Two face ethics complaints
The incoming Senate president and a House member are accused of misusing funds. They say it's just politics.
By ALEX LEARY
Published May 24, 2006
TALLAHASSEE - A Broward County Democratic activist has filed ethics complaints against incoming state Senate President Ken Pruitt and a House member from Fort Lauderdale, alleging various offenses, including misuse of charitable donations intended for educational scholarships.
Pruitt, through his lawyer, and state Rep. Ellyn Bogdanoff dismissed the complaints to the state Ethics Commission as "pure politics." Both are Republicans.
"We're not going to dignify that tripe with a response other than to say the assertions contained in this charge as have been reported are simply untrue," said Pruitt's Tallahassee lawyer, Ron Meyer.
The complaints by Richard Cimoch, a Democratic committee official in Fort Lauderdale and prominent gay rights advocate, are based on investigative articles in the Palm Beach Post.
The newspaper reported Pruitt's nonprofit Partnership for Better School Funding raised more than $260,000 but only about $7,500 went to pay for college scholarships for needy students. Bogdanoff said much more in fact went to the cause. But the newspaper also reported that more than $100,000 was used for a bus tour Pruitt and Bogdanoff took to highlight the state's Bright Futures program for college-bound students.
Pruitt denied the trip had anything to do with his shoring up political support to replace Tom Lee, R-Valrico, as Senate president.
The complaint against Pruitt also asserts he inserted language into a 1997 bill to benefit allies who build concrete portable classrooms, and that Pruitt himself gained financially as a result.
Pruitt of Port St. Lucie referred questions Tuesday to his attorney, who said he had not seen the complaints but added, "We'll defend this in court or the appropriate legal venue."

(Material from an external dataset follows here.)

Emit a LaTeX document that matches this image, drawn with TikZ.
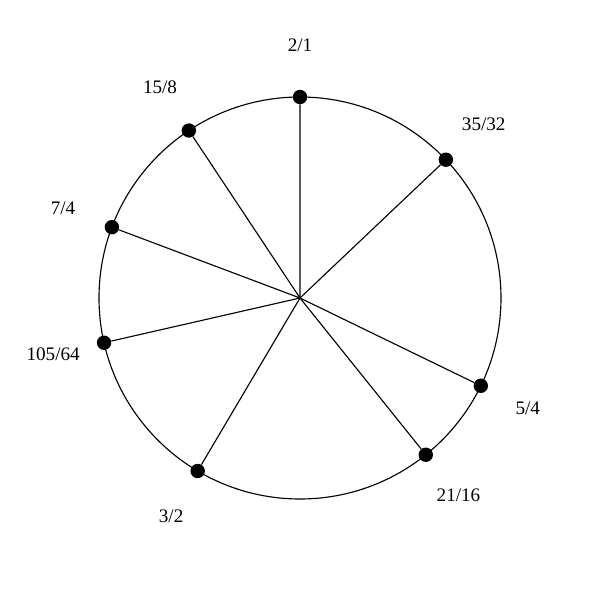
\documentclass[tikz,border=0pt]{standalone}
\usepackage{fontspec}
\setmainfont{Liberation Serif}
\usetikzlibrary{positioning}

\begin{document}
\begin{tikzpicture}[
    dot/.style={circle, fill=black, inner sep=0pt, minimum size=0.36cm},
    ratio/.style={font=\fontsize{13.6}{16}\selectfont, inner sep=1pt},
    spoke/.style={line width=0.8pt}]
    \useasboundingbox (-7.5,-7.55) rectangle (7.5,7.45);
    % Circle of pitches
    \coordinate (c) at (0,0);
    \draw[spoke] (c) circle (5.025cm);
    % Ratios placed by their log2 position
    \foreach \name/\num/\den in {oct/2/1, sept/35/32, third/5/4, fourth/21/16,
        fifth/3/2, sixth/105/64, seventh/7/4, maj/15/8}
    {
        \pgfmathsetmacro{\ang}{90-360*ln(\num/\den)/ln(2)}
        \node[dot] (\name) at (\ang:5.025cm) {};
        \draw[spoke] (c) -- (\name);
        \node[ratio] (l\name) at (\ang:6.33cm) {\num/\den};
    }
\end{tikzpicture}
\end{document}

Bogdanoff has closes ties to Pruitt. Before becoming a lawmaker in 2004, she was paid $128,000 to review financial records for one of his political committees, according to the Post. Earlier this year, the newspaper reported that Bogdanoff was using taxpayer money to pay for her legislative office space that also served her consulting firm, law practice and Pruitt's charity. Bogdanoff owns the building, which is outside her political district.
Reached Tuesday, Bogdanoff said she did not want to discuss the allegations, having not fully examined the complaint. But she said the office indeed served as her legislative headquarters and that she had challenged the accuracy of the articles. She also took aim at the possible motivation for the complaint: "It's pure politics." Two Democrats are vying for the chance to challenge her in the general election.
"It's the campaign season and this (complaint) is nothing but politics," Bogdanoff said.
"It is politics," Cimoch said, "and it always gets shuffled under the covers. These people should be held accountable. It's as simple as that. If they didn't do anything wrong, then fine. If they did, hopefully proper action will be taken."